Written by R. Scott Clark |
Thursday, June 2, 2022
We have been justified by grace alone, through faith alone, apart from the works of the law (Rom 3:24, 28; 4:1; 5:1; 8:1). Sanctification is being worked in us. It results in a change in us. We do good works because we have been freely justified and because we are being freely sanctified (Rom 7:4; Eph 2:10; 5:9; Col 1:10; Phil 1:11; 2:13; Gal 5:22; James 2:14; 3:13). We are being conformed to the image of Christ. Mortification (putting to death of the old man) and vivification (the making alive of the new man) is being worked in us by the gracious, gradual work of the Spirit.
For many evangelicals and for some ostensibly Reformed folk it has been fashionable for the last several years to teach that we are justified now by grace alone (sola gratia), through faith alone (sola fide), based on Christ’s righteousness imputed, but that because salvation includes sanctification and sanctification entails works, we shall finally be saved, as they say, “through good works.” One prominent evangelical organization published the thesis: “You are not saved by faith alone. Be killing sin.” Thus, what this two-stage approach to salvation gives with the right hand (initial justification sola fide) it takes away with the left (final salvation through works).
Most of the Federal Visionists are explicit about their rejection of the Reformation doctrine of justification by grace alone, through faith alone, and about their rejection of imputation on the basis of justification. Some of them, however, cleverly affirm initial justification by grace alone, through faith alone, and one of them even affirms the imputation of Christ’s active obedience. Remember, however, for them, there is a second stage. Others, who style themselves opponents of antinomianism but who do not identify as Federal Visionists, also teach a two-stage doctrine of salvation and final salvation through works.
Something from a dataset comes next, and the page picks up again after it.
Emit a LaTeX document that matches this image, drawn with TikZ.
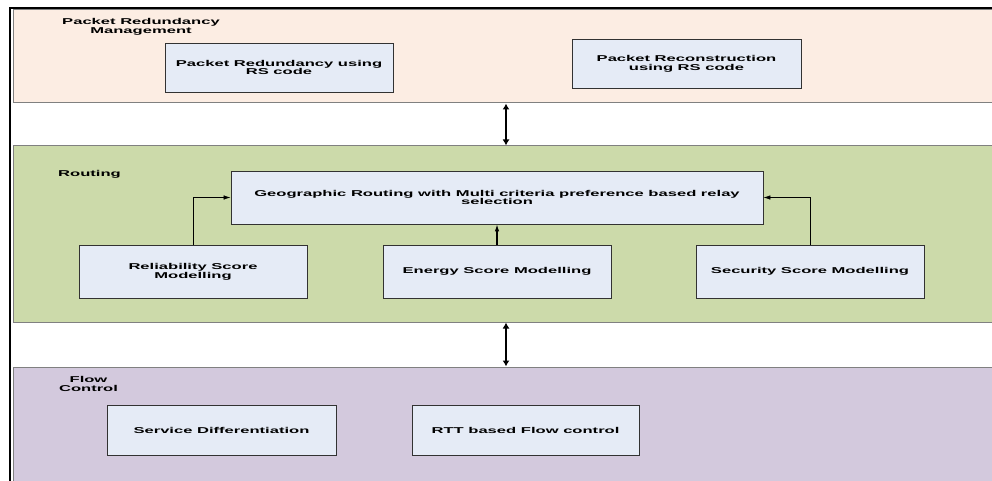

Make no mistake about it. This is an intentional revision of the Reformation doctrine of salvation. Their goal is that Christians should be more sanctified and produce more good works, but they are dissatisfied with the Reformation doctrine of justification, sanctification, and glorification by grace alone, through faith alone. They do not believe that good works are nothing but the fruit and evidence of justification and sanctification. They do not accept the Reformation distinction between law and gospel. They reject the notion that sanctification is, as Walter Marshal wrote, a “gospel mystery,” and that there is not a straight line to sanctification. They reject the notion that progressive sanctification is the fruit of justification and that good works are the fruit of progressive sanctification. For more on these various revisions and rejections of the Reformation doctrine of salvation see the resources below.
Justification and Salvation in Romans 5:9–10
Considering the proposed revisions let us consider briefly how Paul thinks about the nature of both justification and salvation and how he relates the two in Romans 5:9–10. Paul writes,
Since we have now been justified by his blood how much more shall we be saved from wrath through him? Because if, being enemies, we were reconciled to God through the death of his Son, by how much more shall we be saved by his life? 1
The two-stage view depends 1) upon the notion that there is an initial justification and a final salvation; 2) that initial justification is through faith alone but final salvation, because it involves our sanctification and sanctification is by grace and cooperation with grace (i.e., by grace and works), is through works.
The first premise is manifestly contrary to the Pauline doctrine of justification and salvation in several places including this one. We have been saved (Eph 2:8) by grace alone, through faith alone. In this passage Paul is teaching us that the future aspect of our salvation, (i.e., the consummation of our salvation), is also by grace alone, through faith alone. Works are never instrumental in our justification, our sanctification, or our salvation taken as a whole.
It is true that salvation is or can be a comprehensive category. It is also true that the Westminster Divines were aware of this when they said justification “is an act of God’s free grace, wherein he pardoneth all our sins, and accepteth us as righteous in his sight, only for the righteousness of Christ imputed to us, and received by faith alone” (WSC, 33) and sanctification “he work of God’s free grace, whereby we are renewed in the whole man after the image of God, and are enabled more and more to die unto sin, and live unto righteousness” (WSC, 35).